Parents of children at a sanatorium for children with tuberculosis, or who are at risk of developing it, in the Turtkul district of the Republic of Karakalpakstan told Ozodlik that the school administration had given the children’s mattresses to soldiers who had come to pick cotton. They complain that the children are freezing at night and often catch colds because of a lack of warm bed linen and mattresses.
The mother of one of the children, who asked Ozodlik to withhold her name, said that she had to bring bed linen for her son from home.
“My son is showing signs of tuberculosis. That’s why we had to send him to this boarding school. He studies here for five days a week and comes home at weekends. He has recently spent a night at home and told me that pupils of this school were deprived of bed linen. ‘We were cold at night. We covered ourselves with duvet covers,’ my son told me. After I heard that, I decided to visit the school myself. I can confirm that my son wasn’t lying to me. Children were lying in cold rooms, shivering. When I asked the administration where the bed linen for the pupils was, I was told that it had been given to the soldiers. “After the cotton harvest, we will have the bed linen back for the children. Meanwhile, if you can, bring bed linen from home,” the school administration told me.
Ozodlik has a video made in one of the bedrooms of the sanatorium boarding school No.5, which shows how the pupils are sleeping on sofas without bed linen. They were covered with only a thin duvet cover.
The Ozodlik reporter managed to speak to one of the school teachers by phone. The interviewee asked that her name be withheld due to fear of dismissal.
“On September 28, 50 sets of bed linen were given to the soldiers who came to our district to pick cotton. Children sleep on sofas without mattresses, covered only with duvet covers. The weather was warm when the bed linen was taken, which is why the children didn’t complain. But it is rainy now, it has got cold and the children are starting to catch colds and get ill. During the night round I see how some children are shivering from the cold under thin duvet covers. It is so painful to watch them. Besides, these kids are suffering from tuberculosis. They should never stay in cold, wet places. Do our brave soldiers really need the bed linen of sick kids?”
She said that it was also wrong from a hygiene standpoint to give bed linen intended for children with tuberculosis to the soldiers.
“Tuberculosis is a contagious disease. There is no guarantee that people sleeping on bed linen used by sick children won’t get this disease. It is impossible to imagine that after its use by soldiers picking cotton, this dirty bed linen will be returned to our school and the children will have to sleep on it”, the school teacher said.

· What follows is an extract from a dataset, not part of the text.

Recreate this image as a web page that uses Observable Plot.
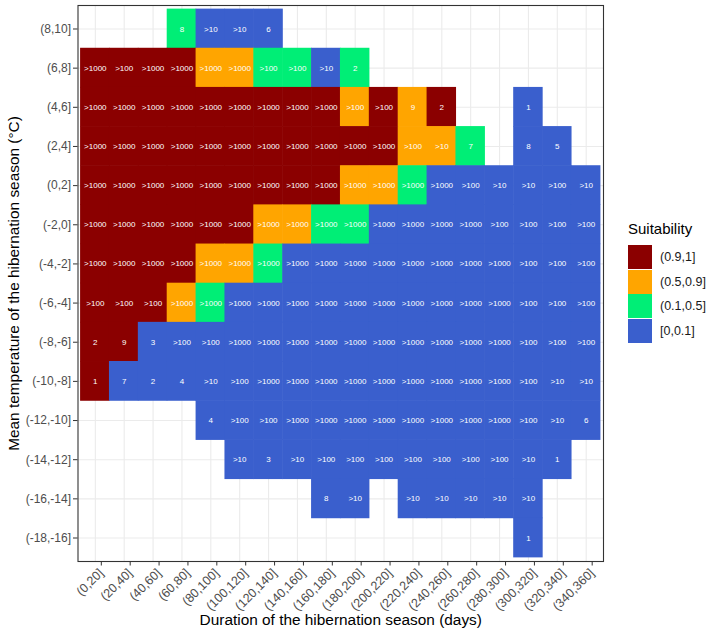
<!DOCTYPE html>
<html>
<head>
<meta charset="utf-8">
<script src="https://cdn.jsdelivr.net/npm/d3@7"></script>
<script src="https://cdn.jsdelivr.net/npm/@observablehq/plot@0.6"></script>
<style>
  html, body { margin: 0; padding: 0; background: #fff; }
  #wrap { position: relative; width: 709px; height: 637px; font-family: "Liberation Sans", Arial, sans-serif; }
  #legend { position: absolute; left: 628px; top: 220px; }
  #legend .title { font-size: 15px; color: #000; margin-bottom: 7px; line-height: 18px; }
  #legend .row { display: flex; align-items: center; height: 24.5px; }
  #legend .key { width: 24px; height: 24px; margin-right: 8px; }
  #legend .lab { font-size: 12.5px; color: #1a1a1a; }
</style>
</head>
<body>
<div id="wrap"></div>
<script>
// Categories
const xCats = ["(0,20]","(20,40]","(40,60]","(60,80]","(80,100]","(100,120]","(120,140]","(140,160]","(160,180]",
  "(180,200]","(200,220]","(220,240]","(240,260]","(260,280]","(280,300]","(300,320]","(320,340]","(340,360]"];
// top to bottom
const yRows = ["(8,10]","(6,8]","(4,6]","(2,4]","(0,2]","(-2,0]","(-4,-2]","(-6,-4]","(-8,-6]","(-10,-8]",
  "(-12,-10]","(-14,-12]","(-16,-14]","(-18,-16]"];

// Suitability classes
const classNames = ["(0.9,1]","(0.5,0.9]","(0.1,0.5]","[0,0.1]"];
const classColors = ["#8B0000","#FFA500","#00EE76","#3A5FCD"];

// Class code per cell: R=(0.9,1], O=(0.5,0.9], G=(0.1,0.5], B=[0,0.1], _=empty (one string per row, 18 columns)
const cellClass = [
  "___GBBB___________",
  "RRRROOGGBG________",
  "RRRRRRRRROROR__B__",
  "RRRRRRRRRRROOG_BB_",
  "RRRRRRRRROOGBBBBBB",
  "RRRRRROOGGBBBBBBBB",
  "RRRROOGBBBBBBBBBBB",
  "RRROGBBBBBBBBBBBBB",
  "RRBBBBBBBBBBBBBBBB",
  "RBBBBBBBBBBBBBBBBB",
  "____BBBBBBBBBBBBBB",
  "_____BBBBBBBBBBBB_",
  "________BB_BBBBB__",
  "_______________B__"
];

// Number labels per cell (null = none)
const N = null;
const cellLabels = [
  [N,N,N,"8",">10",">10","6",N,N,N,N,N,N,N,N,N,N,N],
  [">1000",">100",">1000",">1000",">1000",">1000",">100",">100",">10","2",N,N,N,N,N,N,N,N],
  [">1000",">1000",">1000",">1000",">1000",">1000",">1000",">1000",">1000",">100",">100","9","2",N,N,"1",N,N],
  [">1000",">1000",">1000",">1000",">1000",">1000",">1000",">1000",">1000",">1000",">1000",">100",">10","7",N,"8","5",N],
  [">1000",">1000",">1000",">1000",">1000",">1000",">1000",">1000",">1000",">1000",">1000",">1000",">1000",">100",">10",">10",">100",">10"],
  [">1000",">1000",">1000",">1000",">1000",">1000",">1000",">1000",">1000",">1000",">1000",">1000",">1000",">1000",">100",">100",">100",">100"],
  [">1000",">1000",">1000",">1000",">1000",">1000",">1000",">1000",">1000",">1000",">1000",">1000",">1000",">1000",">1000",">100",">100",">100"],
  [">100",">100",">100",">1000",">1000",">1000",">1000",">1000",">1000",">1000",">1000",">1000",">1000",">1000",">1000",">100",">100",">100"],
  ["2","9","3",">100",">100",">1000",">1000",">1000",">1000",">1000",">1000",">1000",">1000",">1000",">1000",">100",">100",">100"],
  ["1","7","2","4",">10",">100",">1000",">1000",">1000",">1000",">1000",">1000",">1000",">1000",">1000",">100",">10",">10"],
  [N,N,N,N,"4",">100",">100",">1000",">1000",">1000",">1000",">1000",">1000",">1000",">1000",">100",">10","6"],
  [N,N,N,N,N,">10","3",">10",">100",">100",">100",">100",">100",">100",">100",">10","1",N],
  [N,N,N,N,N,N,N,N,"8",">10",N,">10",">10",">10",">10",">10",N,N],
  [N,N,N,N,N,N,N,N,N,N,N,N,N,N,N,"1",N,N]
];

const xTitle = "Duration of the hibernation season (days)";
const yTitle = "Mean temperature of the hibernation season (°C)";
const legendTitle = "Suitability";

const codeMap = {R: classNames[0], O: classNames[1], G: classNames[2], B: classNames[3]};
const cells = [];
cellClass.forEach((row, r) => {
  [...row].forEach((code, c) => {
    if (code !== "_") cells.push({x: xCats[c], y: yRows[r], cls: codeMap[code], label: cellLabels[r][c]});
  });
});

const font = '"Liberation Sans", Arial, sans-serif';

const chart = Plot.plot({
  width: 709,
  height: 637,
  marginLeft: 77.5,
  marginRight: 106,
  marginTop: 5,
  marginBottom: 76,
  style: {fontFamily: font, background: "#fff", overflow: "visible"},
  x: {type: "band", domain: xCats, paddingInner: 0, paddingOuter: 0.1, round: false, label: null},
  y: {type: "band", domain: yRows, paddingInner: 0, paddingOuter: 0.1, round: false, label: null},
  color: {type: "ordinal", domain: classNames, range: classColors},
  marks: [
    Plot.gridX({stroke: "#EBEBEB", strokeOpacity: 1, strokeWidth: 1.1}),
    Plot.gridY({stroke: "#EBEBEB", strokeOpacity: 1, strokeWidth: 1.1}),
    Plot.cell(cells, {x: "x", y: "y", fill: "cls", inset: -0.3}),
    Plot.text(cells.filter(d => d.label != null), {x: "x", y: "y", text: "label", fill: "white", fontSize: 8, fontFamily: font}),
    Plot.frame({stroke: "#333333", strokeWidth: 1.1}),
    Plot.axisY({tickSize: 4.5, tickPadding: 2.5, stroke: "#333333", fill: "#4D4D4D", fontSize: 12, label: null}),
    Plot.axisX({tickSize: 4.5, tickPadding: 5, dx: 6, tickRotate: -45, stroke: "#333333", fill: "#4D4D4D", fontSize: 12.5, label: null}),
    Plot.text([xTitle], {frameAnchor: "bottom", dy: 63.5, fontSize: 15.4, fill: "#000", fontFamily: font}),
    Plot.text([yTitle], {frameAnchor: "left", textAnchor: "middle", dx: -63.5, rotate: -90, fontSize: 15.4, fill: "#000", fontFamily: font})
  ]
});

const wrap = document.getElementById("wrap");
wrap.appendChild(chart);

const legend = document.createElement("div");
legend.id = "legend";
const t = document.createElement("div");
t.className = "title";
t.textContent = legendTitle;
legend.appendChild(t);
classNames.forEach((name, i) => {
  const row = document.createElement("div");
  row.className = "row";
  const key = document.createElement("div");
  key.className = "key";
  key.style.background = classColors[i];
  const lab = document.createElement("div");
  lab.className = "lab";
  lab.textContent = name;
  row.appendChild(key);
  row.appendChild(lab);
  legend.appendChild(row);
});
wrap.appendChild(legend);
</script>
</body>
</html>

One of the pupils of the boarding school told the Ozodlik reporter that “due to the lack of warm bed linen, many pupils often catch a cold or suffer from the flu.”
Radio Ozodlik was unable to contact Nurilla Ruzimov, the principal of the boarding school. His staff said that he was in the hospital.

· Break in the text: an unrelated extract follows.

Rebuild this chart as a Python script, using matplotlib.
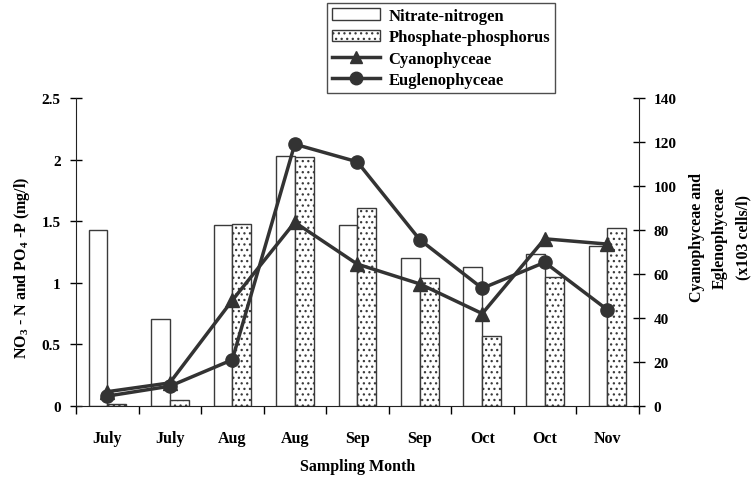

However, the chief accountant of the boarding school, Gulistan Jabbarova, told the Ozodlik reporter that 50 sets of bed linen and 50 mattresses used by the pupils had been given to the soldiers who came to pick cotton on the principal’s order.
“We will have the bed linen back after the end of the cotton campaign. I couldn’t refuse to comply with the principal’s order”, the chief accountant said.
Translated from Uzbek.
The original article by Sadriddin Ashur was published on October 25 on the website of Radio Ozodlik.